▶ **Material provided**:
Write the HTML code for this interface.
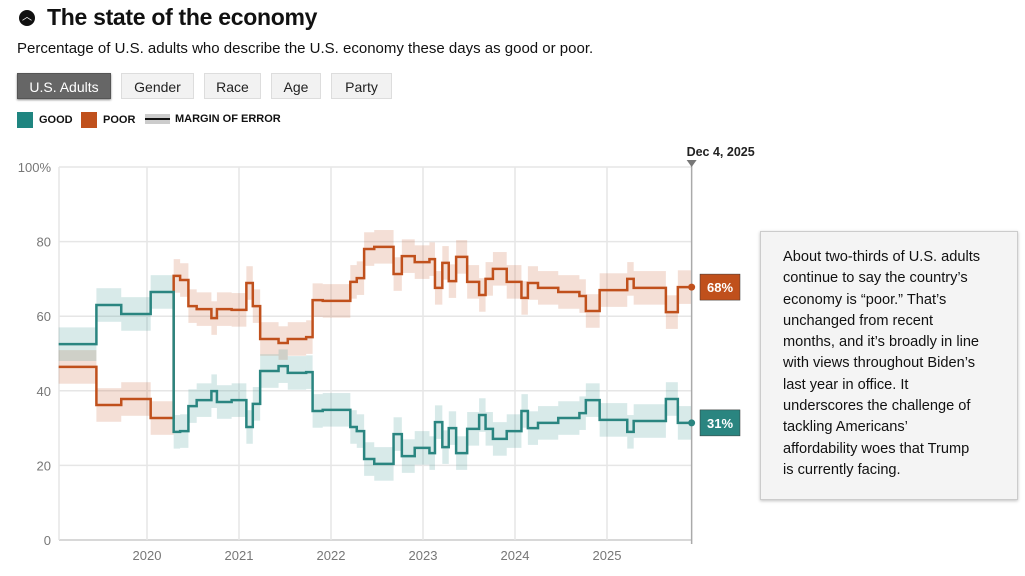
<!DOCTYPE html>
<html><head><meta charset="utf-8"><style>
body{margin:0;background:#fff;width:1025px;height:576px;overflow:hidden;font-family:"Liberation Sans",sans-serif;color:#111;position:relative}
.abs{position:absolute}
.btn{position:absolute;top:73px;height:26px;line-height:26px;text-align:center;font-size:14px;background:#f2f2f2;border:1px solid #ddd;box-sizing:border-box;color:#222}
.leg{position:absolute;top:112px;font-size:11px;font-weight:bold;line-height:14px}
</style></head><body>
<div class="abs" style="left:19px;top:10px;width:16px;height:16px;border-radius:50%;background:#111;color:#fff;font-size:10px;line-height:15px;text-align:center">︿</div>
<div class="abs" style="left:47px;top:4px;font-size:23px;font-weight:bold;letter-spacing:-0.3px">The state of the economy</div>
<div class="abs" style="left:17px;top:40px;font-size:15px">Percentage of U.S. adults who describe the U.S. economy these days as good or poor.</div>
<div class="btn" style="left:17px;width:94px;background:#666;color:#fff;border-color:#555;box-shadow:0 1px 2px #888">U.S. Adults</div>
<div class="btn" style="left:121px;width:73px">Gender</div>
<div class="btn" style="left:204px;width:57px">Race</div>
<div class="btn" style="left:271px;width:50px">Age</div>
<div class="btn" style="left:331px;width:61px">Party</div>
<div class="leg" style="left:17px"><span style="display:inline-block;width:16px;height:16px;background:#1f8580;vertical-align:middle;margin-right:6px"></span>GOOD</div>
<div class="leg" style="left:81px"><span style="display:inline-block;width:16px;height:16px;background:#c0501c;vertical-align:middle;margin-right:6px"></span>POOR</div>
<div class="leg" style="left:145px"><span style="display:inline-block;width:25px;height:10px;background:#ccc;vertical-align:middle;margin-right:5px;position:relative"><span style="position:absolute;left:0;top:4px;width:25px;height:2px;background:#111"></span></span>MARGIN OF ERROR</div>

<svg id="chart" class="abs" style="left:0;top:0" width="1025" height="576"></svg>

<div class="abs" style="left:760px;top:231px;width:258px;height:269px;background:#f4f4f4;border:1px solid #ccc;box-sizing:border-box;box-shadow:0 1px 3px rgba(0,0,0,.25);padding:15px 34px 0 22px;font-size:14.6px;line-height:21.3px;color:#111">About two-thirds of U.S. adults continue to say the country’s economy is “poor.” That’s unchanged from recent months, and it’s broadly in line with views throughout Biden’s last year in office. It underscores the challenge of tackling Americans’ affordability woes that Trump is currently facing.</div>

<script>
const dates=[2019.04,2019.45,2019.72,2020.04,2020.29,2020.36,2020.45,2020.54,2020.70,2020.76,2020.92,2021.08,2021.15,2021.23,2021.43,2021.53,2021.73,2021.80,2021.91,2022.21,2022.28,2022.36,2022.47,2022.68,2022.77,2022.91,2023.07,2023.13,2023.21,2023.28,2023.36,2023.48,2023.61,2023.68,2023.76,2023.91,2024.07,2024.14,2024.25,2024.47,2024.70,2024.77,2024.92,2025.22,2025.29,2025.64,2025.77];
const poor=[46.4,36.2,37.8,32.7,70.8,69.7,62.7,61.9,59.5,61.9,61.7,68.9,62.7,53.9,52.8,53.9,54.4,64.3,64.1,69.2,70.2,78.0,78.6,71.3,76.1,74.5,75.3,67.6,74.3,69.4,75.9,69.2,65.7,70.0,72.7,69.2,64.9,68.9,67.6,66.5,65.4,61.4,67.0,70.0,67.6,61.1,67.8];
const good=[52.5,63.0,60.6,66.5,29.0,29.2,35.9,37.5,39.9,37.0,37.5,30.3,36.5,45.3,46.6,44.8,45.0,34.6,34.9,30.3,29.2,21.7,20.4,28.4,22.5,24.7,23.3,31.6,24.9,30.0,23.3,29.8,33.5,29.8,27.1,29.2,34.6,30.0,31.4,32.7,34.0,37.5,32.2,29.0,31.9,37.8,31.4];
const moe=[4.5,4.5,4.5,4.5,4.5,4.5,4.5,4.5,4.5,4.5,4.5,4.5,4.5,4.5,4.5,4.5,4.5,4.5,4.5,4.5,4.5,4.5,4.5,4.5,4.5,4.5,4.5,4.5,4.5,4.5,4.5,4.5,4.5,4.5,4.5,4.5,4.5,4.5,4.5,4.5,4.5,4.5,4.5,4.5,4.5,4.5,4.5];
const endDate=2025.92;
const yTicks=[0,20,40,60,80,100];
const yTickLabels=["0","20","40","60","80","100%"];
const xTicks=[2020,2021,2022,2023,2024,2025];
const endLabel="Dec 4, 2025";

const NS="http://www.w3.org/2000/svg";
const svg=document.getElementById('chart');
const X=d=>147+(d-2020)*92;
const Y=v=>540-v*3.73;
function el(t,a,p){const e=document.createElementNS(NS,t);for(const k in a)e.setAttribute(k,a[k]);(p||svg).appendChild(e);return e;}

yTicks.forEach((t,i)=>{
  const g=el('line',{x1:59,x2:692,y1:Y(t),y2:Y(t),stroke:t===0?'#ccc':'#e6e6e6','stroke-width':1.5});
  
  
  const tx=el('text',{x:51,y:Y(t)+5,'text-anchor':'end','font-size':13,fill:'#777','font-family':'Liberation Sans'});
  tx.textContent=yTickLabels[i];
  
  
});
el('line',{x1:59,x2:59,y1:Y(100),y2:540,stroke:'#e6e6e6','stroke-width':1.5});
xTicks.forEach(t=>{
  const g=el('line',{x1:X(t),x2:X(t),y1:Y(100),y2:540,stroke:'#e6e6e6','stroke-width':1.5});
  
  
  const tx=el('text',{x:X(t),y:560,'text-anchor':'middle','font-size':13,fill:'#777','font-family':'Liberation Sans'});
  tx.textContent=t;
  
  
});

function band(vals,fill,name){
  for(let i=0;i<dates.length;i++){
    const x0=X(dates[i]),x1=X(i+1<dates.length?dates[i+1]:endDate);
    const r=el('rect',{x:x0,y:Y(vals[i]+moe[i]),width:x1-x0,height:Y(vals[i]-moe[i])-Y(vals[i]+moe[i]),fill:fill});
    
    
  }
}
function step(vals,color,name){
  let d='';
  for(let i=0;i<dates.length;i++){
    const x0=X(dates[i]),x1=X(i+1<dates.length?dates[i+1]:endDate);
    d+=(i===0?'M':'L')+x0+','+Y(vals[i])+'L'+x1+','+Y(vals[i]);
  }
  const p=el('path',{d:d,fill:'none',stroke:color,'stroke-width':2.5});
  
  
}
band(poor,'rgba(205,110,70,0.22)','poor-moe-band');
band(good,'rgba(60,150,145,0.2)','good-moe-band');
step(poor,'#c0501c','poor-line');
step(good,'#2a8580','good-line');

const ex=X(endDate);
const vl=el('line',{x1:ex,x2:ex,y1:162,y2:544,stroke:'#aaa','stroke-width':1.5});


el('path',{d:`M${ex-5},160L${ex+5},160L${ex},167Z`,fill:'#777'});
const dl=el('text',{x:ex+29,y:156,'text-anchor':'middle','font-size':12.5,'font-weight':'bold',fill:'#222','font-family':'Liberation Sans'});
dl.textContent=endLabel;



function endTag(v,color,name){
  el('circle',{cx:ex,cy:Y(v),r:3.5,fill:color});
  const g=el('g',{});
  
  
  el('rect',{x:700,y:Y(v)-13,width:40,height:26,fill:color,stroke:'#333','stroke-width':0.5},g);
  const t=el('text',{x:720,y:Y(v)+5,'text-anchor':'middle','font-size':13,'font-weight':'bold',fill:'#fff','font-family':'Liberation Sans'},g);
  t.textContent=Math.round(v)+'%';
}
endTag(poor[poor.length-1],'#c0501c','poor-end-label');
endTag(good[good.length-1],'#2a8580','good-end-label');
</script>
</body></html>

▶ **The task**: Reproduce the whole listing exactly, but not the images in it.

▶ **Response**:
Write the HTML code for this interface.
<!DOCTYPE html>
<html><head><meta charset="utf-8"><style>
body{margin:0;background:#fff;width:1025px;height:576px;overflow:hidden;font-family:"Liberation Sans",sans-serif;color:#111;position:relative}
.abs{position:absolute}
.btn{position:absolute;top:73px;height:26px;line-height:26px;text-align:center;font-size:14px;background:#f2f2f2;border:1px solid #ddd;box-sizing:border-box;color:#222}
.leg{position:absolute;top:112px;font-size:11px;font-weight:bold;line-height:14px}
</style></head><body>
<div class="abs" style="left:19px;top:10px;width:16px;height:16px;border-radius:50%;background:#111;color:#fff;font-size:10px;line-height:15px;text-align:center">︿</div>
<div class="abs" style="left:47px;top:4px;font-size:23px;font-weight:bold;letter-spacing:-0.3px">The state of the economy</div>
<div class="abs" style="left:17px;top:40px;font-size:15px">Percentage of U.S. adults who describe the U.S. economy these days as good or poor.</div>
<div class="btn" style="left:17px;width:94px;background:#666;color:#fff;border-color:#555;box-shadow:0 1px 2px #888">U.S. Adults</div>
<div class="btn" style="left:121px;width:73px">Gender</div>
<div class="btn" style="left:204px;width:57px">Race</div>
<div class="btn" style="left:271px;width:50px">Age</div>
<div class="btn" style="left:331px;width:61px">Party</div>
<div class="leg" style="left:17px"><span style="display:inline-block;width:16px;height:16px;background:#1f8580;vertical-align:middle;margin-right:6px"></span>GOOD</div>
<div class="leg" style="left:81px"><span style="display:inline-block;width:16px;height:16px;background:#c0501c;vertical-align:middle;margin-right:6px"></span>POOR</div>
<div class="leg" style="left:145px"><span style="display:inline-block;width:25px;height:10px;background:#ccc;vertical-align:middle;margin-right:5px;position:relative"><span style="position:absolute;left:0;top:4px;width:25px;height:2px;background:#111"></span></span>MARGIN OF ERROR</div>

<svg id="chart" class="abs" style="left:0;top:0" width="1025" height="576"></svg>

<div class="abs" style="left:760px;top:231px;width:258px;height:269px;background:#f4f4f4;border:1px solid #ccc;box-sizing:border-box;box-shadow:0 1px 3px rgba(0,0,0,.25);padding:15px 34px 0 22px;font-size:14.6px;line-height:21.3px;color:#111">About two-thirds of U.S. adults continue to say the country’s economy is “poor.” That’s unchanged from recent months, and it’s broadly in line with views throughout Biden’s last year in office. It underscores the challenge of tackling Americans’ affordability woes that Trump is currently facing.</div>

<script>
const dates=[2019.04,2019.45,2019.72,2020.04,2020.29,2020.36,2020.45,2020.54,2020.70,2020.76,2020.92,2021.08,2021.15,2021.23,2021.43,2021.53,2021.73,2021.80,2021.91,2022.21,2022.28,2022.36,2022.47,2022.68,2022.77,2022.91,2023.07,2023.13,2023.21,2023.28,2023.36,2023.48,2023.61,2023.68,2023.76,2023.91,2024.07,2024.14,2024.25,2024.47,2024.70,2024.77,2024.92,2025.22,2025.29,2025.64,2025.77];
const poor=[46.4,36.2,37.8,32.7,70.8,69.7,62.7,61.9,59.5,61.9,61.7,68.9,62.7,53.9,52.8,53.9,54.4,64.3,64.1,69.2,70.2,78.0,78.6,71.3,76.1,74.5,75.3,67.6,74.3,69.4,75.9,69.2,65.7,70.0,72.7,69.2,64.9,68.9,67.6,66.5,65.4,61.4,67.0,70.0,67.6,61.1,67.8];
const good=[52.5,63.0,60.6,66.5,29.0,29.2,35.9,37.5,39.9,37.0,37.5,30.3,36.5,45.3,46.6,44.8,45.0,34.6,34.9,30.3,29.2,21.7,20.4,28.4,22.5,24.7,23.3,31.6,24.9,30.0,23.3,29.8,33.5,29.8,27.1,29.2,34.6,30.0,31.4,32.7,34.0,37.5,32.2,29.0,31.9,37.8,31.4];
const moe=[4.5,4.5,4.5,4.5,4.5,4.5,4.5,4.5,4.5,4.5,4.5,4.5,4.5,4.5,4.5,4.5,4.5,4.5,4.5,4.5,4.5,4.5,4.5,4.5,4.5,4.5,4.5,4.5,4.5,4.5,4.5,4.5,4.5,4.5,4.5,4.5,4.5,4.5,4.5,4.5,4.5,4.5,4.5,4.5,4.5,4.5,4.5];
const endDate=2025.92;
const yTicks=[0,20,40,60,80,100];
const yTickLabels=["0","20","40","60","80","100%"];
const xTicks=[2020,2021,2022,2023,2024,2025];
const endLabel="Dec 4, 2025";

const NS="http://www.w3.org/2000/svg";
const svg=document.getElementById('chart');
const X=d=>147+(d-2020)*92;
const Y=v=>540-v*3.73;
function el(t,a,p){const e=document.createElementNS(NS,t);for(const k in a)e.setAttribute(k,a[k]);(p||svg).appendChild(e);return e;}

yTicks.forEach((t,i)=>{
  const g=el('line',{x1:59,x2:692,y1:Y(t),y2:Y(t),stroke:t===0?'#ccc':'#e6e6e6','stroke-width':1.5});
  
  
  const tx=el('text',{x:51,y:Y(t)+5,'text-anchor':'end','font-size':13,fill:'#777','font-family':'Liberation Sans'});
  tx.textContent=yTickLabels[i];
  
  
});
el('line',{x1:59,x2:59,y1:Y(100),y2:540,stroke:'#e6e6e6','stroke-width':1.5});
xTicks.forEach(t=>{
  const g=el('line',{x1:X(t),x2:X(t),y1:Y(100),y2:540,stroke:'#e6e6e6','stroke-width':1.5});
  
  
  const tx=el('text',{x:X(t),y:560,'text-anchor':'middle','font-size':13,fill:'#777','font-family':'Liberation Sans'});
  tx.textContent=t;
  
  
});

function band(vals,fill,name){
  for(let i=0;i<dates.length;i++){
    const x0=X(dates[i]),x1=X(i+1<dates.length?dates[i+1]:endDate);
    const r=el('rect',{x:x0,y:Y(vals[i]+moe[i]),width:x1-x0,height:Y(vals[i]-moe[i])-Y(vals[i]+moe[i]),fill:fill});
    
    
  }
}
function step(vals,color,name){
  let d='';
  for(let i=0;i<dates.length;i++){
    const x0=X(dates[i]),x1=X(i+1<dates.length?dates[i+1]:endDate);
    d+=(i===0?'M':'L')+x0+','+Y(vals[i])+'L'+x1+','+Y(vals[i]);
  }
  const p=el('path',{d:d,fill:'none',stroke:color,'stroke-width':2.5});
  
  
}
band(poor,'rgba(205,110,70,0.22)','poor-moe-band');
band(good,'rgba(60,150,145,0.2)','good-moe-band');
step(poor,'#c0501c','poor-line');
step(good,'#2a8580','good-line');

const ex=X(endDate);
const vl=el('line',{x1:ex,x2:ex,y1:162,y2:544,stroke:'#aaa','stroke-width':1.5});


el('path',{d:`M${ex-5},160L${ex+5},160L${ex},167Z`,fill:'#777'});
const dl=el('text',{x:ex+29,y:156,'text-anchor':'middle','font-size':12.5,'font-weight':'bold',fill:'#222','font-family':'Liberation Sans'});
dl.textContent=endLabel;



function endTag(v,color,name){
  el('circle',{cx:ex,cy:Y(v),r:3.5,fill:color});
  const g=el('g',{});
  
  
  el('rect',{x:700,y:Y(v)-13,width:40,height:26,fill:color,stroke:'#333','stroke-width':0.5},g);
  const t=el('text',{x:720,y:Y(v)+5,'text-anchor':'middle','font-size':13,'font-weight':'bold',fill:'#fff','font-family':'Liberation Sans'},g);
  t.textContent=Math.round(v)+'%';
}
endTag(poor[poor.length-1],'#c0501c','poor-end-label');
endTag(good[good.length-1],'#2a8580','good-end-label');
</script>
</body></html>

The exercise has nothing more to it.